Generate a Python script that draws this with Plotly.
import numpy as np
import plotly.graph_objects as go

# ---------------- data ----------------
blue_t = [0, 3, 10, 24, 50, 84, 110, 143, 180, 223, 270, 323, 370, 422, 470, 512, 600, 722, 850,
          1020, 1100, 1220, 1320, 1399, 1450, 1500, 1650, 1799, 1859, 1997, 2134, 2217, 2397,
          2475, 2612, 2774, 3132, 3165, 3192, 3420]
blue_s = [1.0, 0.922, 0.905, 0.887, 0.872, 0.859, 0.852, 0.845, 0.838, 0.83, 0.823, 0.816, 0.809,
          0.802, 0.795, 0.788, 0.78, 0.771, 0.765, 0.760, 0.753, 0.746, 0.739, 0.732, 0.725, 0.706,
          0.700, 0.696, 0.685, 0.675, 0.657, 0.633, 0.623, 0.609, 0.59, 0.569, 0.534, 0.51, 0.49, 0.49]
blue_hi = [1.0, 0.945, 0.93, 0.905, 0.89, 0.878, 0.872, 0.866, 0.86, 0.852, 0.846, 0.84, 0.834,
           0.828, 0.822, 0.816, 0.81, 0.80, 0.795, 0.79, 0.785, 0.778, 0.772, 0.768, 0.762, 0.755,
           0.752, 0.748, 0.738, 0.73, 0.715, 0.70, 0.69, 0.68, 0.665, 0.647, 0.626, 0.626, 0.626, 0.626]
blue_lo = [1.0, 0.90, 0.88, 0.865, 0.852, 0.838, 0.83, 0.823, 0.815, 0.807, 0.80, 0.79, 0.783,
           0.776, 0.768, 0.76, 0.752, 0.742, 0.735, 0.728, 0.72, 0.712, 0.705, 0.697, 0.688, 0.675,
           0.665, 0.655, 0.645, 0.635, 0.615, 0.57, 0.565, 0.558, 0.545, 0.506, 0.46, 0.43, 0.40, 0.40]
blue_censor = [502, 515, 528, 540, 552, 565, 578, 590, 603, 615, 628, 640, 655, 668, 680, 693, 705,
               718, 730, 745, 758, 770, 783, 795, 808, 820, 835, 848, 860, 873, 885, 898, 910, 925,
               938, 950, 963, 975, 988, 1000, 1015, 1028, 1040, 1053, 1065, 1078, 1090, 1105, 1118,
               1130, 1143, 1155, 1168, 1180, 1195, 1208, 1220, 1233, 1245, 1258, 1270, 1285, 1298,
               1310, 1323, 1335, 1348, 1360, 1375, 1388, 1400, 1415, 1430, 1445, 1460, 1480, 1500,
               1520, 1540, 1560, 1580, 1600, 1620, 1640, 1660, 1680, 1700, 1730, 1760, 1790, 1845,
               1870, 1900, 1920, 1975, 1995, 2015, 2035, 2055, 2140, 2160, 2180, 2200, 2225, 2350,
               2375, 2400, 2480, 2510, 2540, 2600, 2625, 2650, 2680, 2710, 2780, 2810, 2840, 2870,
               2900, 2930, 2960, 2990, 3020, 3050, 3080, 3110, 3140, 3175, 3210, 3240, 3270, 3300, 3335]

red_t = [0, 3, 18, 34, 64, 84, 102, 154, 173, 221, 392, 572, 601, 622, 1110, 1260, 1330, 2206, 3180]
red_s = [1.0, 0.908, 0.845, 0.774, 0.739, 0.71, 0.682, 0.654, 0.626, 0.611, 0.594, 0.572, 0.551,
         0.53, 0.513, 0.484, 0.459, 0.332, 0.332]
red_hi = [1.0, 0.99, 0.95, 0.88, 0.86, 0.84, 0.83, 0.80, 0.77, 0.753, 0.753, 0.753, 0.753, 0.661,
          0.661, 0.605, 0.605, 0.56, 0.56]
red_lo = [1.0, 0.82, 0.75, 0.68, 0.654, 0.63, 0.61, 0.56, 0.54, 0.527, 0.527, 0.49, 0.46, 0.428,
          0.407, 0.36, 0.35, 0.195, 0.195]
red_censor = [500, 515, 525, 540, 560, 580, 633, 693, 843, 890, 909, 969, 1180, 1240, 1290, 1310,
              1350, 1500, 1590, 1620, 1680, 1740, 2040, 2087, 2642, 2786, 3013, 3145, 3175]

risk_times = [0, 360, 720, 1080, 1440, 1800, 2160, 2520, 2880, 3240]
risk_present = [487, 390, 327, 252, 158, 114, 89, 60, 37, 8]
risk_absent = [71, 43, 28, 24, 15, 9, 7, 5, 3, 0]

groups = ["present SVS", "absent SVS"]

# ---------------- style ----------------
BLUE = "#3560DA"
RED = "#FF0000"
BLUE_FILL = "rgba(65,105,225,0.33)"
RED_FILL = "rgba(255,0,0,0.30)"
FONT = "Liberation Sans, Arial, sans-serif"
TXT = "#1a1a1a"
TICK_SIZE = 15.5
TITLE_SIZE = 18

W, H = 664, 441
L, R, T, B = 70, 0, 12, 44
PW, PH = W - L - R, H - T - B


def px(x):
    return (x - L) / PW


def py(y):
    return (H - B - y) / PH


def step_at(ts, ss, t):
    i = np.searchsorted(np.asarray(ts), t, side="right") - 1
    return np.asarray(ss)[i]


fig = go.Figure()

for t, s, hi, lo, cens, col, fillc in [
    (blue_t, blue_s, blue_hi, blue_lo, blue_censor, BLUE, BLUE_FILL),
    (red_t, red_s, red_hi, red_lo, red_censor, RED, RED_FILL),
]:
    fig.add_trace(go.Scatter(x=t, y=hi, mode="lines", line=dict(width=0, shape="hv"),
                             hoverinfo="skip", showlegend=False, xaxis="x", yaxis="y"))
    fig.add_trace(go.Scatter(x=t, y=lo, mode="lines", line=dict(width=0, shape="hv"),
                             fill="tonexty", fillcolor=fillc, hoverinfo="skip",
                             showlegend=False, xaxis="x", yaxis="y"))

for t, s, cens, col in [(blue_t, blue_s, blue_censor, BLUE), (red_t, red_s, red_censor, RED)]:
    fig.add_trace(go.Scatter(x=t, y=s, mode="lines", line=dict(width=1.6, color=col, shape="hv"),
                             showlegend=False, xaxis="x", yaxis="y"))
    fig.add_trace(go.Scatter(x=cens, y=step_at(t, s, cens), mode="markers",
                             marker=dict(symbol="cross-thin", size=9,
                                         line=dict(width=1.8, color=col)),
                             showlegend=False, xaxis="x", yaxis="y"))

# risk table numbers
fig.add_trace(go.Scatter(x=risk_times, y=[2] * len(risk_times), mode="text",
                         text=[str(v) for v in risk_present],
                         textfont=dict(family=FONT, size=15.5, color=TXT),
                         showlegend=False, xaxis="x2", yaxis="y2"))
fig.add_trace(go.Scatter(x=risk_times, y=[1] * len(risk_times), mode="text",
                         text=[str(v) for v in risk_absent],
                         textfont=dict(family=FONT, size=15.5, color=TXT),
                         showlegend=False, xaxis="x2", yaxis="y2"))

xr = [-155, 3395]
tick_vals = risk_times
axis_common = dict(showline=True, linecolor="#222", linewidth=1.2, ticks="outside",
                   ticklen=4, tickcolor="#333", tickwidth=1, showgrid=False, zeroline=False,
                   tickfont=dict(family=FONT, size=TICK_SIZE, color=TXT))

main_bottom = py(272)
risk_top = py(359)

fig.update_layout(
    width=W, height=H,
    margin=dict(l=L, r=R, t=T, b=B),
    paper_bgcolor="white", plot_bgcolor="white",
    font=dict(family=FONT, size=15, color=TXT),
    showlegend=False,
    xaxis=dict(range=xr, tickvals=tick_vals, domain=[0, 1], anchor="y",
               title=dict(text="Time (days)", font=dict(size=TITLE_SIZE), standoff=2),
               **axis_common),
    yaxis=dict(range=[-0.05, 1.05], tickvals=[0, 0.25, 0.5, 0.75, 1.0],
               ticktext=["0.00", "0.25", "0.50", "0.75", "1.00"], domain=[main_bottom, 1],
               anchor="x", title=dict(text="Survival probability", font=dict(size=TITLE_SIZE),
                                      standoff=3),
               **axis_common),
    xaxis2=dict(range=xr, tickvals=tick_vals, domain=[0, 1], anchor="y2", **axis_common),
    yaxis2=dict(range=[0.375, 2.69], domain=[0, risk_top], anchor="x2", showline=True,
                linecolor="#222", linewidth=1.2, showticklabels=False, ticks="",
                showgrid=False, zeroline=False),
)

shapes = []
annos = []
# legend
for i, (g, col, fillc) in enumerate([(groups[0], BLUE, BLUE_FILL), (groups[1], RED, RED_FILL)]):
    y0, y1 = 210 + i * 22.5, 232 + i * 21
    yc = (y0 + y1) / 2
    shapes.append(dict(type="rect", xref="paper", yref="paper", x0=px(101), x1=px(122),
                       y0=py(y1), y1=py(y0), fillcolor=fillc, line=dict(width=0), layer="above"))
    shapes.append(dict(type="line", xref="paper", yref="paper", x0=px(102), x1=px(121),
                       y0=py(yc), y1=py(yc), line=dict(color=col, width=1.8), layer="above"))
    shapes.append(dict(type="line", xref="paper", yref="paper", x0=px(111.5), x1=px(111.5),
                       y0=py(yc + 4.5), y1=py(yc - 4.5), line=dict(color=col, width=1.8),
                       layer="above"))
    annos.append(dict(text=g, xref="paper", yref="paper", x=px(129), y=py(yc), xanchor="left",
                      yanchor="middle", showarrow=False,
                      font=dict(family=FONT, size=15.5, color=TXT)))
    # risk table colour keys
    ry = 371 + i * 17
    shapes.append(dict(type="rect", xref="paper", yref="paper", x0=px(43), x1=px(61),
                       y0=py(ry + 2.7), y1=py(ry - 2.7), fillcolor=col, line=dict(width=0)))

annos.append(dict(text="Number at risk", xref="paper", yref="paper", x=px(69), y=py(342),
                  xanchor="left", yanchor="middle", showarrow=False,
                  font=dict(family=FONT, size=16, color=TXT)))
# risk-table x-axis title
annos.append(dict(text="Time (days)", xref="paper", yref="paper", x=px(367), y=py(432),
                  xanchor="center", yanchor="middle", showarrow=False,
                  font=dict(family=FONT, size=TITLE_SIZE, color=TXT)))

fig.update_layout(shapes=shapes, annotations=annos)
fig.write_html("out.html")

# # #

Aim of the task: Return nothing but the lines from the first line of the listing through the line with "import plotly.graph_objects as go", please, keeping every one of them unchanged.

Reply:
Generate a Python script that draws this with Plotly.
import numpy as np
import plotly.graph_objects as go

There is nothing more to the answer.